--- begin ---

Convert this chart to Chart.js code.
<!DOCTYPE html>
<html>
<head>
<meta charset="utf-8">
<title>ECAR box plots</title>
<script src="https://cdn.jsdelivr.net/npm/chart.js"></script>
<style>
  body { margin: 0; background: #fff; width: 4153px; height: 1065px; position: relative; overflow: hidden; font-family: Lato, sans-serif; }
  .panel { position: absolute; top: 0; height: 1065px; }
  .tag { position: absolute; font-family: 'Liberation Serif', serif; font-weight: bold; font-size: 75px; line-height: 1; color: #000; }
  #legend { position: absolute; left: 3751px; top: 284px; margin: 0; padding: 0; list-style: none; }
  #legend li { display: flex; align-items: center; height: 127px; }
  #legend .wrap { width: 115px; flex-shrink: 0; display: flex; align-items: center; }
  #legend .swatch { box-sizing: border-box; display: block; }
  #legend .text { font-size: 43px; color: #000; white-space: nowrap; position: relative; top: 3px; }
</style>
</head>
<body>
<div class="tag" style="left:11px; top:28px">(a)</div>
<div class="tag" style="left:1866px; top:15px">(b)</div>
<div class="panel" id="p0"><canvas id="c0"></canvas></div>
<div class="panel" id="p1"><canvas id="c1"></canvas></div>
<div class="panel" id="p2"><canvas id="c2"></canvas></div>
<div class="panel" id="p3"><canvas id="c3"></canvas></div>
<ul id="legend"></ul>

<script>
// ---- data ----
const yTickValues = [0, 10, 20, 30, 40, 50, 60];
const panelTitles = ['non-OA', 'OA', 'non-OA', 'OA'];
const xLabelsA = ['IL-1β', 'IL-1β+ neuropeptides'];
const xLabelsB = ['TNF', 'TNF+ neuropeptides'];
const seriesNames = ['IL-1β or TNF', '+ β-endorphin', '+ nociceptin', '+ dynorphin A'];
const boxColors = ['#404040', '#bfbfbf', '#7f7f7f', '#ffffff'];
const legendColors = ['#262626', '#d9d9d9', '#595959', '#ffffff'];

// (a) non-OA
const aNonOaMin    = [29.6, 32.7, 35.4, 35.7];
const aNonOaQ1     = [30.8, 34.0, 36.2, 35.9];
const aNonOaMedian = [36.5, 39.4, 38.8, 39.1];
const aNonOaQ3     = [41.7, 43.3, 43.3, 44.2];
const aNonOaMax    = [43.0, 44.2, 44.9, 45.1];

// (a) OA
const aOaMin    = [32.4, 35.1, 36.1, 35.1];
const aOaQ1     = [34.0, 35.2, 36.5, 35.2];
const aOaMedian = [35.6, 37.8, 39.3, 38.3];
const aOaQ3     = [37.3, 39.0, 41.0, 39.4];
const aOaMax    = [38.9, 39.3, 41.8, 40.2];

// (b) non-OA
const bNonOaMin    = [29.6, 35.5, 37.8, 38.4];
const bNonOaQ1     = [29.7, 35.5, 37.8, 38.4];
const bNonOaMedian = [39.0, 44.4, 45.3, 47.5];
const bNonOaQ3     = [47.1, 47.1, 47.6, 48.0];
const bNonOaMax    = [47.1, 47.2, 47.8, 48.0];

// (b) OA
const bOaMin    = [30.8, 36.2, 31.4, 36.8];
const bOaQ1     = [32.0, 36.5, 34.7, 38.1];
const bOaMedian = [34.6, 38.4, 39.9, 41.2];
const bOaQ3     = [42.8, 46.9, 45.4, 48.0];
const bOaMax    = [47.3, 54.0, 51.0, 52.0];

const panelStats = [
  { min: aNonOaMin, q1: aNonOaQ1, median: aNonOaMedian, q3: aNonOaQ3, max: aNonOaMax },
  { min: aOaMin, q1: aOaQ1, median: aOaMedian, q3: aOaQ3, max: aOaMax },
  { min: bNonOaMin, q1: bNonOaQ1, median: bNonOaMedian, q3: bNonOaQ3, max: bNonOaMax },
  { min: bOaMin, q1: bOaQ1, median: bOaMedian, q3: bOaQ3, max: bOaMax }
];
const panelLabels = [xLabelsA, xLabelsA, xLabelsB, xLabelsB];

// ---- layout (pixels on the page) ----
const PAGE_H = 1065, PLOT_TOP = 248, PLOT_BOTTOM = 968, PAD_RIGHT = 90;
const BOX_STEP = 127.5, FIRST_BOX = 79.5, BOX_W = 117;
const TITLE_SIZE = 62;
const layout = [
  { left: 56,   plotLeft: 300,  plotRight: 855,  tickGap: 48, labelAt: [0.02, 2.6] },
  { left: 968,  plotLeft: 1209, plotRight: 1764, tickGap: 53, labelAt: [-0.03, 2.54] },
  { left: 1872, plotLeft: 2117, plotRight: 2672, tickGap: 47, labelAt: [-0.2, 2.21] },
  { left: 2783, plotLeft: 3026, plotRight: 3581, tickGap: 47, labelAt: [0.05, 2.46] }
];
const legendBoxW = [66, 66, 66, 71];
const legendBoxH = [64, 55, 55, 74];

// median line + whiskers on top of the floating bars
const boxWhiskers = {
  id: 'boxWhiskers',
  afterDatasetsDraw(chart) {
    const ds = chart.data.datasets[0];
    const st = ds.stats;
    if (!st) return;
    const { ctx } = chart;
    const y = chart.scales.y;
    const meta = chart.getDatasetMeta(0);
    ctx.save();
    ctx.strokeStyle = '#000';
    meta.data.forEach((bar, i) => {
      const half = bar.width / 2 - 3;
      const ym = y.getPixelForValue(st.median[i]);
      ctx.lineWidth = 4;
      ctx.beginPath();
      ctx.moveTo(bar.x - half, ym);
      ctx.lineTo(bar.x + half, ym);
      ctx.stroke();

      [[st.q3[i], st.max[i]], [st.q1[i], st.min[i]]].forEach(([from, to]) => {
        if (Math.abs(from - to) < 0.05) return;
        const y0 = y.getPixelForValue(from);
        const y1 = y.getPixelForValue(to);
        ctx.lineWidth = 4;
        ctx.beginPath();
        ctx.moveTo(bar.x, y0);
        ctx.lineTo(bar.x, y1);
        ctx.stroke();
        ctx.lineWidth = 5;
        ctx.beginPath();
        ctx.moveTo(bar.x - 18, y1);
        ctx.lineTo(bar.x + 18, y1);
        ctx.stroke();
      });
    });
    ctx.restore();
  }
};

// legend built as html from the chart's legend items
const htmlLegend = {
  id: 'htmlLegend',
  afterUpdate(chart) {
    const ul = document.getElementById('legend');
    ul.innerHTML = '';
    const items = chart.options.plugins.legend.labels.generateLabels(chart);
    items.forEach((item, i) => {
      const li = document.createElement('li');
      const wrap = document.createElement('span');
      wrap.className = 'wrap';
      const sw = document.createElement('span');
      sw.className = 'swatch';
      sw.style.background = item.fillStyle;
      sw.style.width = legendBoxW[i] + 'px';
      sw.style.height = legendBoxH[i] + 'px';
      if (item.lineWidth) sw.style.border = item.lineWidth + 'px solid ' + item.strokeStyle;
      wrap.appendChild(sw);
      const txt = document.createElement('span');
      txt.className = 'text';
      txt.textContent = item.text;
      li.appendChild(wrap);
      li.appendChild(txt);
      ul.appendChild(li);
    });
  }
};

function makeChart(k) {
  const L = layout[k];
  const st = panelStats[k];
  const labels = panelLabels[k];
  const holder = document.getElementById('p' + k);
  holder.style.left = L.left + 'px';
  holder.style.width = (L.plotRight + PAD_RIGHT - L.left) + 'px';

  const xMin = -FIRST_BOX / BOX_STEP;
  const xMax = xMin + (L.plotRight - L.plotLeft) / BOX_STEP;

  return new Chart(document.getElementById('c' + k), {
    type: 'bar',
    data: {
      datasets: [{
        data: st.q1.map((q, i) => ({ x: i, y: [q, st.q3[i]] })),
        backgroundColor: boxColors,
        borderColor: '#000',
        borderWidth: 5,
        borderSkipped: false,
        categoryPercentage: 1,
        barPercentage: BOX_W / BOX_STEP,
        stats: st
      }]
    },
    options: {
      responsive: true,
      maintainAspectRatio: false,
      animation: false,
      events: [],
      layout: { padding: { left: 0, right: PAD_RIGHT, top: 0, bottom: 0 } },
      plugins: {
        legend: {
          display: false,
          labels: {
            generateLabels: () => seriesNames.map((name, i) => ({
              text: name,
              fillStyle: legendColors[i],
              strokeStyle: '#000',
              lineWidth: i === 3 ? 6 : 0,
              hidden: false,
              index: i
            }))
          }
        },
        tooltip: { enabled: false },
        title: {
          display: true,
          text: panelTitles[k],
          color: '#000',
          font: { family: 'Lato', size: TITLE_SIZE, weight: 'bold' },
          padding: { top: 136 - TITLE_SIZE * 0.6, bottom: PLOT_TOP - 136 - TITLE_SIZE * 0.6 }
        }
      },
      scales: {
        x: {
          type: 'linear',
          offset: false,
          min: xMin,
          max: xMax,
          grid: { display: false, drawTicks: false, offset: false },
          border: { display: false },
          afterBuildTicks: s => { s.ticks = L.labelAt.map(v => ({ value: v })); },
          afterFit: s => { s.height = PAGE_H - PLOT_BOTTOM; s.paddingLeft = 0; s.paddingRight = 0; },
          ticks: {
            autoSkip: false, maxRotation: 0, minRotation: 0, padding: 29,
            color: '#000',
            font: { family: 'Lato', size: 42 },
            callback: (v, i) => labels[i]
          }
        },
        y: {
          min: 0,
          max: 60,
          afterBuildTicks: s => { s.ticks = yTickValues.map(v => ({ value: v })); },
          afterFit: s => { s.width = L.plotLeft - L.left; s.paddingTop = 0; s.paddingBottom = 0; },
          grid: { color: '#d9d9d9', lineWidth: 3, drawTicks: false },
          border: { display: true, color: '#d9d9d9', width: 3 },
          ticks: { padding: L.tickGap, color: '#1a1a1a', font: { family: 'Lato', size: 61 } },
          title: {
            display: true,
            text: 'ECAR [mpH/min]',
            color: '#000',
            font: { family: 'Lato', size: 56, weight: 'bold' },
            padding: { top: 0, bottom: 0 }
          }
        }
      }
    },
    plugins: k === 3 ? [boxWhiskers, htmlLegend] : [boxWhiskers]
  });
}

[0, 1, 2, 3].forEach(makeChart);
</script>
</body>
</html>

--- end ---

**PROMPT:**
Starting at the top of the data above, repeat every line exactly until the line containing "['#262626', '#d9d9d9', '#595959', '#ffffff'];" has been given, then stop.

**RESULT FOR THIS EXERCISE:**
Convert this chart to Chart.js code.
<!DOCTYPE html>
<html>
<head>
<meta charset="utf-8">
<title>ECAR box plots</title>
<script src="https://cdn.jsdelivr.net/npm/chart.js"></script>
<style>
  body { margin: 0; background: #fff; width: 4153px; height: 1065px; position: relative; overflow: hidden; font-family: Lato, sans-serif; }
  .panel { position: absolute; top: 0; height: 1065px; }
  .tag { position: absolute; font-family: 'Liberation Serif', serif; font-weight: bold; font-size: 75px; line-height: 1; color: #000; }
  #legend { position: absolute; left: 3751px; top: 284px; margin: 0; padding: 0; list-style: none; }
  #legend li { display: flex; align-items: center; height: 127px; }
  #legend .wrap { width: 115px; flex-shrink: 0; display: flex; align-items: center; }
  #legend .swatch { box-sizing: border-box; display: block; }
  #legend .text { font-size: 43px; color: #000; white-space: nowrap; position: relative; top: 3px; }
</style>
</head>
<body>
<div class="tag" style="left:11px; top:28px">(a)</div>
<div class="tag" style="left:1866px; top:15px">(b)</div>
<div class="panel" id="p0"><canvas id="c0"></canvas></div>
<div class="panel" id="p1"><canvas id="c1"></canvas></div>
<div class="panel" id="p2"><canvas id="c2"></canvas></div>
<div class="panel" id="p3"><canvas id="c3"></canvas></div>
<ul id="legend"></ul>

<script>
// ---- data ----
const yTickValues = [0, 10, 20, 30, 40, 50, 60];
const panelTitles = ['non-OA', 'OA', 'non-OA', 'OA'];
const xLabelsA = ['IL-1β', 'IL-1β+ neuropeptides'];
const xLabelsB = ['TNF', 'TNF+ neuropeptides'];
const seriesNames = ['IL-1β or TNF', '+ β-endorphin', '+ nociceptin', '+ dynorphin A'];
const boxColors = ['#404040', '#bfbfbf', '#7f7f7f', '#ffffff'];
const legendColors = ['#262626', '#d9d9d9', '#595959', '#ffffff'];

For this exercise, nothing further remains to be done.